The best way to get into the butternut is to cut off the ends to create a flat surface for easier handling, otherwise they tend to roll awkwardly off the counter. Once the butternut can stand on its own, you can peel it with a standard-issue potato peeler. Then slice in half lengthwise to allow easier scooping out of the seeds, which are also edible if roasted like pumpkin seeds. Once the gloop of seeds has been removed, you face a great deal of vibrant orange “meat” to cut into cubes. At that point, the recipe is your guide in terms of cooking methods.
Be clear: I was one of those reluctant winter squash eaters when I met Rachel; the two recipes below have me hooked and looking forward to more butternut iterations on my dinner plate or bowl.
Dorina Gilmore in her blog: health-full has given us “my” wonderful butternut soup recipe. My advice is to make it exactly as she writes it. We’ve made it a few times and love it. The one time I strayed from the recipe a bit was the only time I was a little so-so about this recipe. It’s copied for you below – but all credit goes to Dorina.
Ingredients:
- 1 medium onion, chopped
- 2 tablespoons olive oil or organic butter
- 2 medium butternut squash, peeled & cubed (or Trader Joe’s does it for you if you don’t have time – check out the fresh stuff in the refrigerated section!)
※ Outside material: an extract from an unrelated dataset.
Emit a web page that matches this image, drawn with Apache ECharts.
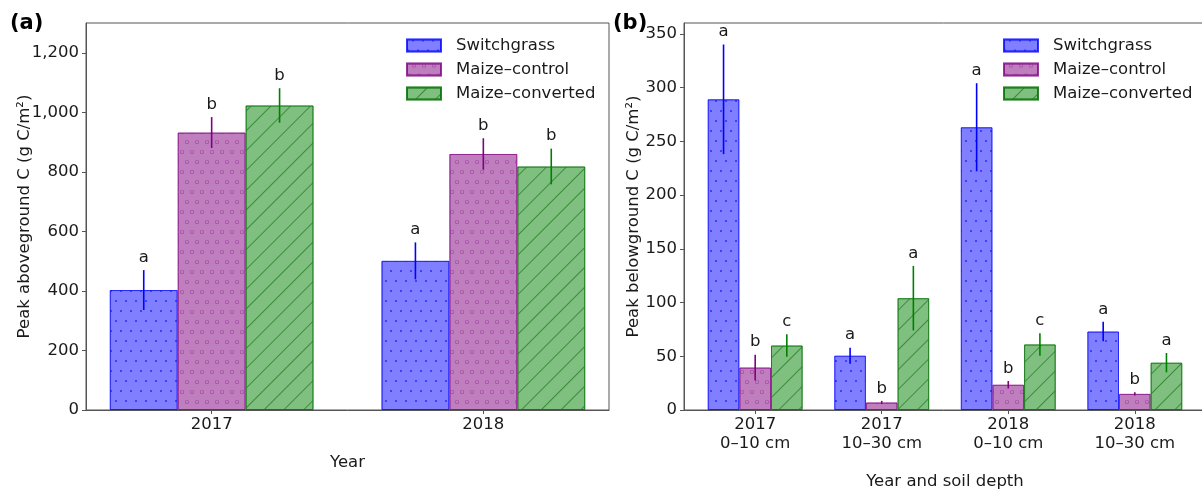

- 2 tart granny smith apples, grated
- 1 cup celery, chopped
- 3/4 cup white wine (sherry or chardonnay)
- 2 large boxes (organic) chicken broth (about 50 oz.)
- 1 teaspoon kosher salt
- 1/2 teaspoon pepper
- 1/2 teaspoon cinnamon
- 1/4 teaspoon nutmeg
- 1 tablespoon parsley, for garnish
- 1/4 cup cream, for garnish
Directions: 1. Add olive oil or melt butter in large pot. Add butternut squash. Saute in pot for 15-20 min. until soft. 2. Meanwhile, prepare other vegetables and apples. Add to pot and allow to sweat until soft. 3. Add wine, broth and spices to pot. Bring to boil and cook 5 min. Lower heat and cook for additional 45 min. 4. Puree soup using immersion blender or food processor.
*For fancy garnish, drip small amount of heavy cream on top of each bowl of soup. Use toothpick to drag cream around in curly designs. Top with fresh parsley.
Spiced Butternut Lentil and Goat Cheese Salad From Bon Appetit
I’ve just used normal old lentils and paprika, and we haven’t used the mint. And we’ve used the spicy salad mix from our garden. It’s subtle but lovely, and wonderful with red wine and a nice loaf of bread. If anything, use a little extra cumin, paprika, olive oil and vinegar.
Ingredients:
- 3/4 cup French green lentils
- 6 cups 1-inch pieces peeled seeded butternut squash or sugar pumpkin
- 3 tablespoons olive oil, divided
- 1 teaspoon ground cumin
- 1 teaspoon hot smoked Spanish paprika
- 1/2 teaspoon sea salt
- 8 cups baby arugula
- 1/2 cup soft goat cheese, crumbled
- 1/4 cup thinly sliced mint leaves (optional)
- 1 tablespoon red wine vinegar
Directions:
- Place lentils in small bowl. Cover with cold water and soak 10 minutes; drain.
- Cook lentils in boiling salted water until tender but firm, about 30 minutes. Drain
lentils. Rinse under cold water, then drain.
- Preheat oven to 375°F. Place pumpkin in large bowl; toss with 2 tablespoons oil, cumin, paprika, and sea salt. Arrange pumpkin in single layer on baking sheet; roast 20 minutes. Turn pumpkin over. Roast until tender, 10 to 15 minutes. Cool.
- Combine lentils, pumpkin, and oil from baking sheet with arugula, half of goat cheese, mint, vinegar, and 1 tablespoon oil. Season with salt and pepper. Divide among plates; sprinkle remaining goat cheese over.